> [WORK REQUIRED]: Give only the number of lines where "picture" occurs.

◆ ◆ ◆

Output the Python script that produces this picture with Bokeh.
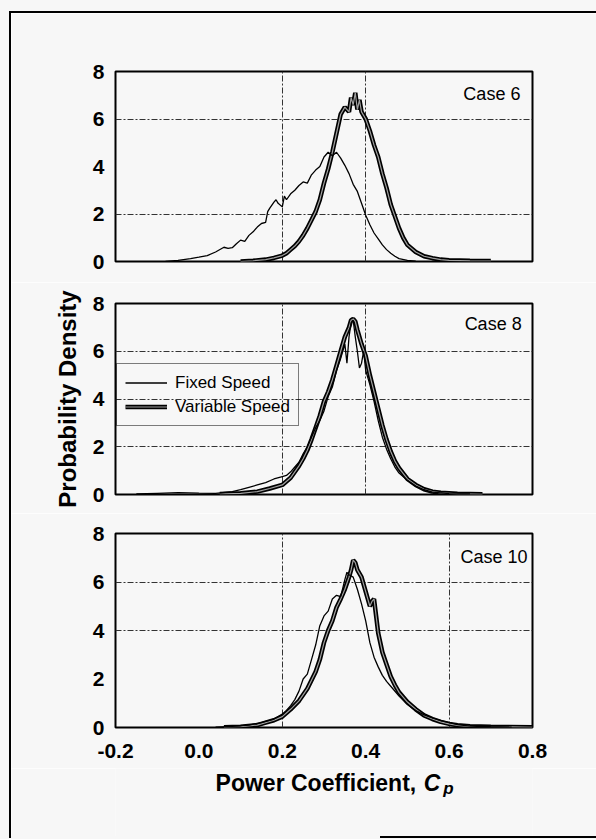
from bokeh.plotting import figure
from bokeh.layouts import column, row
from bokeh.models import (Range1d, FixedTicker, Label, Legend, LegendItem,
                          NumeralTickFormatter, Spacer)
from bokeh.embed import file_html
from bokeh.resources import INLINE

BG = "#f7f7f7"
FONT = "Liberation Sans"

# ---------------- data ----------------
x_ticks = [-0.2, 0.0, 0.2, 0.4, 0.6, 0.8]
y_ticks = [0, 2, 4, 6, 8]

# Case 6
c6_fixed_x = [-0.08, -0.05, -0.02, 0.0, 0.02, 0.04, 0.06, 0.07, 0.08, 0.09, 0.10, 0.11, 0.12, 0.13,
              0.14, 0.15, 0.16, 0.165, 0.17, 0.18, 0.185, 0.19, 0.20, 0.205, 0.21, 0.22, 0.23, 0.24,
              0.25, 0.26, 0.27, 0.28, 0.29, 0.30, 0.31, 0.32, 0.33, 0.34, 0.35, 0.36, 0.37, 0.38,
              0.39, 0.40, 0.41, 0.42, 0.43, 0.44, 0.45, 0.46, 0.47, 0.48, 0.50, 0.52]
c6_fixed_y = [0.0, 0.05, 0.12, 0.18, 0.25, 0.4, 0.6, 0.55, 0.58, 0.75, 0.9, 0.85, 1.1, 1.25,
              1.45, 1.6, 1.65, 2.1, 2.25, 2.5, 2.6, 2.45, 2.3, 2.75, 2.6, 2.85, 3.0, 3.2,
              3.35, 3.3, 3.65, 3.85, 4.0, 4.4, 4.6, 4.45, 4.6, 4.35, 4.05, 3.7, 3.25, 2.95,
              2.45, 1.95, 1.55, 1.2, 0.95, 0.7, 0.5, 0.35, 0.22, 0.12, 0.05, 0.01]
c6_var_x = [0.10, 0.13, 0.16, 0.18, 0.20, 0.21, 0.22, 0.23, 0.24, 0.25, 0.26, 0.27, 0.28, 0.29,
            0.30, 0.31, 0.32, 0.33, 0.34, 0.35, 0.36, 0.365, 0.37, 0.375, 0.38, 0.385, 0.39, 0.40,
            0.41, 0.42, 0.43, 0.44, 0.45, 0.46, 0.47, 0.48, 0.49, 0.50, 0.52, 0.54, 0.56, 0.58,
            0.60, 0.65, 0.70]
c6_var_y = [0.0, 0.03, 0.08, 0.15, 0.25, 0.35, 0.5, 0.65, 0.85, 1.1, 1.4, 1.75, 2.1, 2.6,
            3.3, 3.9, 4.6, 5.4, 6.2, 6.5, 6.3, 6.9, 6.6, 7.1, 6.4, 6.8, 6.3, 6.0,
            5.5, 4.9, 4.4, 3.7, 3.1, 2.4, 1.9, 1.4, 1.0, 0.7, 0.4, 0.22, 0.14, 0.08,
            0.05, 0.03, 0.02]

# Case 8
c8_fixed_x = [-0.15, -0.10, -0.05, 0.0, 0.04, 0.08, 0.10, 0.12, 0.14, 0.16, 0.18, 0.20, 0.21,
              0.22, 0.23, 0.24, 0.25, 0.26, 0.27, 0.28, 0.29, 0.30, 0.31, 0.32, 0.33, 0.34,
              0.35, 0.355, 0.36, 0.365, 0.37, 0.375, 0.38, 0.385, 0.39, 0.395, 0.40, 0.41,
              0.42, 0.43, 0.44, 0.45, 0.46, 0.47, 0.48, 0.50, 0.52, 0.54, 0.56, 0.60, 0.65]
c8_fixed_y = [0.02, 0.05, 0.08, 0.06, 0.05, 0.12, 0.2, 0.3, 0.4, 0.5, 0.65, 0.75, 0.8,
              0.95, 1.15, 1.35, 1.7, 2.0, 2.4, 2.8, 3.1, 3.5, 4.1, 4.5, 5.2, 5.7,
              6.3, 5.5, 6.6, 7.2, 7.3, 6.6, 6.0, 5.3, 5.5, 6.0, 5.2, 4.6,
              3.9, 3.1, 2.4, 1.9, 1.5, 1.15, 0.9, 0.6, 0.35, 0.2, 0.1, 0.04, 0.02]
c8_var_x = [0.05, 0.10, 0.14, 0.17, 0.20, 0.22, 0.24, 0.25, 0.26, 0.27, 0.28, 0.29, 0.30,
            0.31, 0.32, 0.33, 0.34, 0.35, 0.36, 0.365, 0.37, 0.375, 0.38, 0.39, 0.40, 0.41,
            0.42, 0.43, 0.44, 0.45, 0.46, 0.47, 0.48, 0.50, 0.52, 0.54, 0.56, 0.58, 0.62, 0.68]
c8_var_y = [0.02, 0.05, 0.12, 0.25, 0.4, 0.7, 1.2, 1.5, 1.85, 2.3, 2.8, 3.3, 3.9,
            4.3, 4.8, 5.4, 6.0, 6.6, 7.0, 7.3, 7.35, 7.25, 6.9, 6.3, 5.8, 5.0,
            4.3, 3.6, 2.9, 2.3, 1.8, 1.4, 1.1, 0.65, 0.4, 0.22, 0.12, 0.07, 0.03, 0.01]

# Case 10
c10_fixed_x = [0.04, 0.08, 0.12, 0.15, 0.18, 0.20, 0.21, 0.22, 0.23, 0.24, 0.25, 0.26, 0.27,
               0.28, 0.285, 0.29, 0.30, 0.31, 0.32, 0.33, 0.34, 0.35, 0.355, 0.36, 0.37, 0.38,
               0.39, 0.40, 0.41, 0.42, 0.43, 0.44, 0.45, 0.46, 0.48, 0.50, 0.52, 0.54, 0.56,
               0.58, 0.60, 0.62, 0.65, 0.70, 0.75]
c10_fixed_y = [0.01, 0.05, 0.1, 0.2, 0.35, 0.55, 0.7, 0.9, 1.15, 1.5, 2.0, 2.2, 2.8,
               3.4, 3.8, 4.2, 4.6, 4.8, 5.3, 5.45, 5.4, 6.1, 6.4, 6.3, 6.2, 5.7,
               5.1, 4.4, 3.5, 2.9, 2.5, 2.15, 1.9, 1.7, 1.3, 0.95, 0.7, 0.52, 0.4,
               0.28, 0.2, 0.12, 0.06, 0.03, 0.01]
c10_var_x = [0.06, 0.10, 0.14, 0.16, 0.18, 0.20, 0.22, 0.24, 0.26, 0.28, 0.29, 0.30, 0.31,
             0.32, 0.33, 0.34, 0.35, 0.36, 0.365, 0.37, 0.375, 0.38, 0.39, 0.40, 0.41, 0.415,
             0.42, 0.425, 0.43, 0.44, 0.45, 0.46, 0.47, 0.48, 0.50, 0.52, 0.54, 0.56, 0.58,
             0.60, 0.62, 0.65, 0.70, 0.80]
c10_var_y = [0.01, 0.03, 0.1, 0.2, 0.3, 0.45, 0.75, 1.1, 1.6, 2.3, 2.8, 3.5, 4.0,
             4.4, 4.95, 5.3, 5.7, 6.2, 6.5, 6.9, 6.8, 6.5, 6.2, 5.6, 5.0, 5.2,
             5.3, 4.6, 3.9, 3.1, 2.6, 2.1, 1.75, 1.45, 1.05, 0.75, 0.5, 0.35, 0.23,
             0.15, 0.09, 0.05, 0.03, 0.01]

case_names = ["Case 6", "Case 8", "Case 10"]
legend_labels = ["Fixed Speed", "Variable Speed"]
y_label = "Probability Density"
x_label_main = "Power Coefficient,"
x_label_sym = "C"
x_label_sub = "p"

# per-panel visible grid lines (as in the scanned original)
grid_x = [[0.2, 0.4], [0.2, 0.4], [0.2, 0.6]]
grid_y = [[2, 6], [2, 4, 6], [4, 6]]

FIG_W = 585
BL, BR = 104, 64


def make_panel(height, top, bottom, show_x):
    p = figure(width=FIG_W, height=height,
               x_range=Range1d(-0.2, 0.8), y_range=Range1d(0, 8),
               output_backend="svg", toolbar_location=None,
               min_border_left=BL, min_border_right=BR,
               min_border_top=top, min_border_bottom=bottom,
               x_axis_location="below" if show_x else None,
               background_fill_color=BG, border_fill_color=BG)
    p.outline_line_color = "black"
    p.outline_line_width = 2
    p.yaxis.ticker = FixedTicker(ticks=y_ticks)
    p.yaxis.axis_line_color = None
    p.yaxis.major_tick_line_color = None
    p.yaxis.minor_tick_line_color = None
    p.yaxis.major_tick_out = 0
    p.yaxis.major_label_standoff = 11
    p.yaxis.major_label_text_font = FONT
    p.yaxis.major_label_text_font_style = "bold"
    p.yaxis.major_label_text_font_size = "21px"
    p.yaxis.major_label_text_color = "black"
    if show_x:
        p.xaxis.ticker = FixedTicker(ticks=x_ticks)
        p.xaxis.formatter = NumeralTickFormatter(format="0.0")
        p.xaxis.axis_line_color = None
        p.xaxis.major_tick_line_color = None
        p.xaxis.minor_tick_line_color = None
        p.xaxis.major_tick_out = 0
        p.xaxis.major_label_standoff = 16
        p.xaxis.major_label_text_font = FONT
        p.xaxis.major_label_text_font_style = "bold"
        p.xaxis.major_label_text_font_size = "21px"
        p.xaxis.major_label_text_color = "black"
    return p


def style_grid(p, gx, gy):
    for g in p.grid:
        g.grid_line_color = "#333333"
        g.grid_line_width = 1
        g.grid_line_dash = "6 2 2 2"
    p.xgrid.ticker = FixedTicker(ticks=gx)
    p.ygrid.ticker = FixedTicker(ticks=gy)


def draw_curves(p, fx, fy, vx, vy):
    r_v1 = p.line(vx, vy, line_color="black", line_width=4.5)
    r_v2 = p.line(vx, vy, line_color="#a0a0a0", line_width=1.2)
    r_f = p.line(fx, fy, line_color="black", line_width=1.3)
    return r_f, [r_v1, r_v2]


p1 = make_panel(269, 58, 21, False)
p2 = make_panel(231, 21, 19, False)
p3 = make_panel(255, 20, 41, True)

for p, gx, gy in zip([p1, p2, p3], grid_x, grid_y):
    style_grid(p, gx, gy)

draw_curves(p1, c6_fixed_x, c6_fixed_y, c6_var_x, c6_var_y)
rf, rv = draw_curves(p2, c8_fixed_x, c8_fixed_y, c8_var_x, c8_var_y)
draw_curves(p3, c10_fixed_x, c10_fixed_y, c10_var_x, c10_var_y)

# case labels
for p, name, (lx, ly) in zip([p1, p2, p3], case_names,
                             [(0.771, 7.05), (0.774, 7.16), (0.788, 7.05)]):
    p.add_layout(Label(x=lx, y=ly, text=name, text_align="right",
                       text_baseline="middle", text_font=FONT,
                       text_font_size="18px", text_color="black"))

# legend in Case 8 panel
legend = Legend(items=[LegendItem(label=legend_labels[0], renderers=[rf]),
                       LegendItem(label=legend_labels[1], renderers=rv)],
                location=(1, 68))
legend.label_text_font = FONT
legend.label_text_font_size = "17px"
legend.label_text_color = "black"
legend.glyph_width = 42
legend.glyph_height = 21
legend.label_height = 21
legend.label_standoff = 8
legend.padding = 8
legend.spacing = 3
legend.margin = 0
legend.border_line_color = "black"
legend.border_line_width = 1.5
legend.background_fill_alpha = 0
p2.add_layout(legend, "center")

# y label on the middle panel
p2.yaxis.axis_label = y_label
p2.yaxis.axis_label_text_font = FONT
p2.yaxis.axis_label_text_font_style = "bold"
p2.yaxis.axis_label_text_font_size = "24px"
p2.yaxis.axis_label_text_color = "black"
p2.yaxis.axis_label_standoff = 9

# x label strip (same x scale as the panels), italic subscripted symbol
xl = figure(width=FIG_W, height=68, x_range=Range1d(-0.2, 0.8), y_range=Range1d(0, 1),
            output_backend="svg", toolbar_location=None,
            min_border_left=BL, min_border_right=BR, min_border_top=0, min_border_bottom=0,
            x_axis_location=None, y_axis_location=None,
            background_fill_color=BG, border_fill_color=BG, outline_line_color=None)
xl.grid.visible = False
xl.add_layout(Label(x=0.040, y=0.78, text=x_label_main, text_font=FONT,
                    text_font_style="bold", text_font_size="23px",
                    text_baseline="middle", text_color="black"))
xl.add_layout(Label(x=0.539, y=0.78, text=x_label_sym, text_font=FONT,
                    text_font_style="bold italic", text_font_size="23px",
                    text_baseline="middle", text_color="black"))
xl.add_layout(Label(x=0.586, y=0.70, text=x_label_sub, text_font=FONT,
                    text_font_style="bold italic", text_font_size="17px",
                    text_baseline="middle", text_color="black"))

def sp(w, h, c):
    return Spacer(width=w, height=h, styles={"background-color": c})

layout = column(
    sp(596, 11, BG),
    row(sp(9, 2, BG), sp(587, 2, "black")),
    row(sp(9, 823, BG), sp(2, 823, "black"), column(p1, p2, p3, xl)),
    row(sp(9, 2, BG), sp(2, 2, "black"), sp(369, 2, BG), sp(216, 2, "black")),
    sp(596, 1, BG),
)

open("out.html", "w").write(file_html(layout, INLINE))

◆ ◆ ◆

> [TASK RESULT]: 1